Wednesday, March 10, 2004

The crisis in Catholic-Jewish dialogue

I've been more or less brushing off the cries of anti-Semitism regarding TPOTC, especially seeing that there have been no pogroms since its opening. But after reading some Jewish blogs and particularly this article in The New Republic, by Leon Wieseltier, I'm now deeply saddened and troubled. I've come across Wieseltier in the bookstore, skimming through his book Kaddish, which impressed me as an earnest spiritual journey of a secular-minded intellectual struggling to come to grips with the ancient faith of his fathers. It's one thing for the religiously aloof literatii to bash the film with no clue to the theological issues at work, but it's another for religiously sensitive Jews to join in the "mel-edictions."

"In its representation of its Jewish characters, The Passion of the Christ is without any doubt an anti-Semitic movie, and anybody who says otherwise knows nothing, or chooses to know nothing, about the visual history of anti-Semitism, in art and in film."

"The apologetics for The Passion of the Christ must represent an intellectual nadir in contemporary American conservatism. Thoughtful people have been uttering thoughtless words."

When I hear statements like this, I just want to throw up my hands and say, "No, Rodney King, we will never just get along." Is dialogue just a joke? Is its only purpose to impose and enforce a slow death sentence on an orthodox Christology? Why bother explaining the nuances in one's theology when even sincere people only give them the worst possible interpretation? Wieseltier doesn't want to hear any of it. Anyone who finds value in Gibson's film is supportive of anti-Semitism and ignorant of history. Pretty black and white. When these complex, multi-layered issues are reduced to a choice between pluralist heaven and orthodox hell, people will follow their love, like Orpheus, to hell.

"Then there was the argument for timidity. "Jewish denunciations of the movie only increase the likelihood that those who hate us will seize on the movie as an excuse for more hatred," Medved declared. I wonder if he feels the same way about Jewish denunciations of Islamic anti-Semitism. In a journal of the American Enterprise Institute, he warned that "sadly, the battle over the The Passion may indeed provoke more hatred of the Jews." Yet the hatred of the Jews is not simply a response to the Jewish response to the hatred of the Jews. Anti-Semitism is not anti-anti-anti-Semitism."

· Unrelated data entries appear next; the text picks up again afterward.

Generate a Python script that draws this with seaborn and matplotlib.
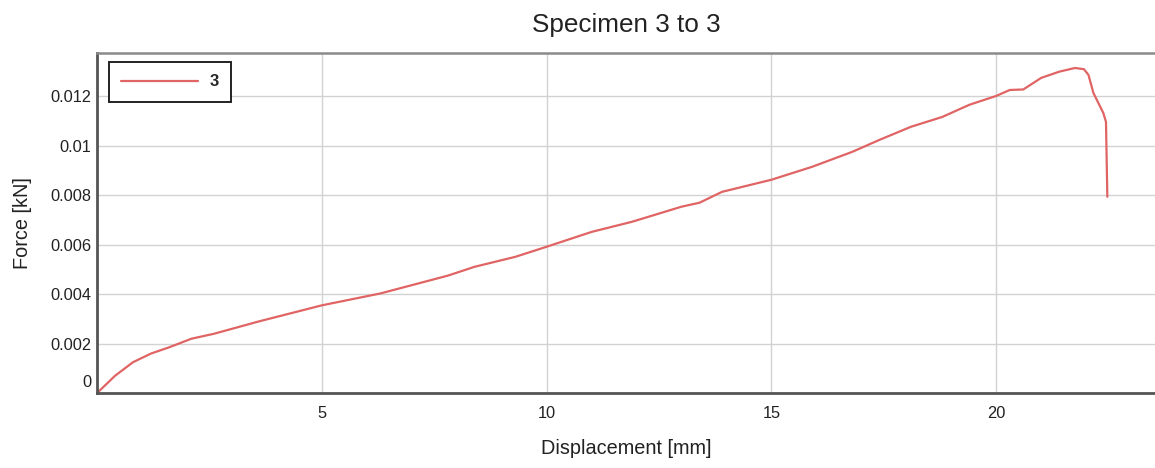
import matplotlib
matplotlib.use("Agg")
import matplotlib.pyplot as plt
import matplotlib.transforms as mtransforms
import seaborn as sns
import pandas as pd

# ---- data ----
displacement = [0.0, 0.2, 0.4, 0.8, 1.2, 1.6, 2.1, 2.6, 3.6, 5.0, 6.3, 7.8, 8.4, 9.3,
                10.0, 11.0, 11.9, 13.0, 13.4, 13.9, 15.0, 15.9, 16.8, 17.4, 18.1, 18.8,
                19.4, 20.0, 20.3, 20.6, 21.0, 21.4, 21.75, 21.95, 22.05, 22.16, 22.38,
                22.44, 22.47]
force = [0.0, 0.00035, 0.0007, 0.00125, 0.0016, 0.00185, 0.0022, 0.0024, 0.0029,
         0.00355, 0.00403, 0.00475, 0.00511, 0.00551, 0.00592, 0.00652, 0.00693,
         0.00754, 0.0077, 0.00814, 0.00863, 0.00915, 0.00976, 0.01024, 0.01077,
         0.01117, 0.01166, 0.01202, 0.01226, 0.01228, 0.01275, 0.0130, 0.01315,
         0.0131, 0.01287, 0.01214, 0.01133, 0.01097, 0.00794]
specimen = ["3"] * len(displacement)

xticks = [5, 10, 15, 20]
xtick_labels = ["5", "10", "15", "20"]
yticks = [0, 0.002, 0.004, 0.006, 0.008, 0.01, 0.012]
ytick_labels = ["0", "0.002", "0.004", "0.006", "0.008", "0.01", "0.012"]

df = pd.DataFrame({"Displacement": displacement, "Force": force, "Specimen": specimen})

sns.set_style("white")
plt.rcParams["font.family"] = ["Liberation Sans", "DejaVu Sans"]

fig = plt.figure(figsize=(11.55, 4.68), dpi=100)
ax = fig.add_axes([0.084, 0.16, 0.916, 0.727])

sns.lineplot(data=df, x="Displacement", y="Force", hue="Specimen",
             palette={"3": "#e06464"}, sort=False, estimator=None,
             linewidth=1.6, ax=ax)

ax.set_xlim(0, 23.53)
ax.set_ylim(0, 0.01376)
ax.set_xticks(xticks)
ax.set_xticklabels(xtick_labels)
ax.set_yticks(yticks)
ax.set_yticklabels(ytick_labels)
ax.tick_params(axis="both", length=0, labelsize=11.8, colors="#222222")
ax.tick_params(axis="x", pad=9)
ax.tick_params(axis="y", pad=4)

ax.grid(True, color="#d2d2d2", linewidth=1.0)
ax.set_axisbelow(True)

for side in ["left", "bottom"]:
    ax.spines[side].set_color("#555555")
    ax.spines[side].set_linewidth(2.0)
ax.spines["top"].set_color("#8a8a8a")
ax.spines["top"].set_linewidth(1.8)
ax.spines["right"].set_visible(False)

# shift the "0" label upward as in the reference
lbl0 = ax.get_yticklabels()[0]
lbl0.set_transform(lbl0.get_transform() +
                   mtransforms.ScaledTranslation(0, 12 / 100, fig.dpi_scale_trans))

ax.set_xlabel("Displacement [mm]", fontsize=14.3, color="#222222", labelpad=13)
ax.set_ylabel("Force [kN]", fontsize=14.3, color="#222222", labelpad=13)
ax.set_title("Specimen 3 to 3", fontsize=18.8, color="#222222", pad=15)

leg = ax.legend(loc="upper left", title=None, handlelength=4.6, fancybox=False,
                framealpha=1, edgecolor="#222222", borderpad=0.75, handletextpad=0.7,
                bbox_to_anchor=(0.003, 0.998), prop={"weight": "bold", "size": 12})
leg.get_frame().set_linewidth(1.4)

fig.savefig("out.png", dpi=100)
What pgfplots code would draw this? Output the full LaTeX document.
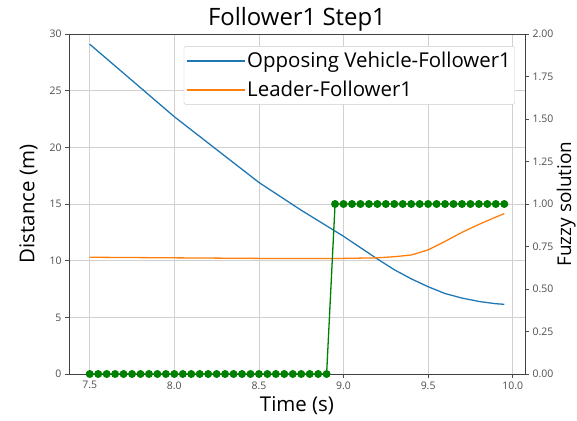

True, but Medved still has a point. Before articles such as Wieseltier's, I, in good faith, assumed that to appreciate the movie as a profoundly Christian work (but not very intelligible to non-Christians) and to regard Judaism with respect and honor were naturally consistent with each other. Now I'm being told that it's not only inconsistent, but impossible! Who's forcing who into a fight?

To see Catholic scholars and clerics (like my former prof Fr. John Pawlikowski) scramble for cover, desperate to apologize for the movie's violations of dogmatic pluralism, reveals a real crisis in interfaith dialogue. It tells me that all of the work we've done to strengthen bonds of mutual understanding between Catholics and Jews is far from complete. In fact, we've probably taken several wrong turns along the way. There IS an inherent theological anti-Judaism in the New Testament that must be acknowledged and understood as separate from social and political anti-Semitism. If this cannot be discussed, if Christians are required to swallow the equation, Christological supersessionism = anti-Semitism, then dialogue is indeed impossible. Because this seems to be the case, I can't be too hopeful. Sad to see how often we prove Nietzsche's vision of truth as a mere battle of wills.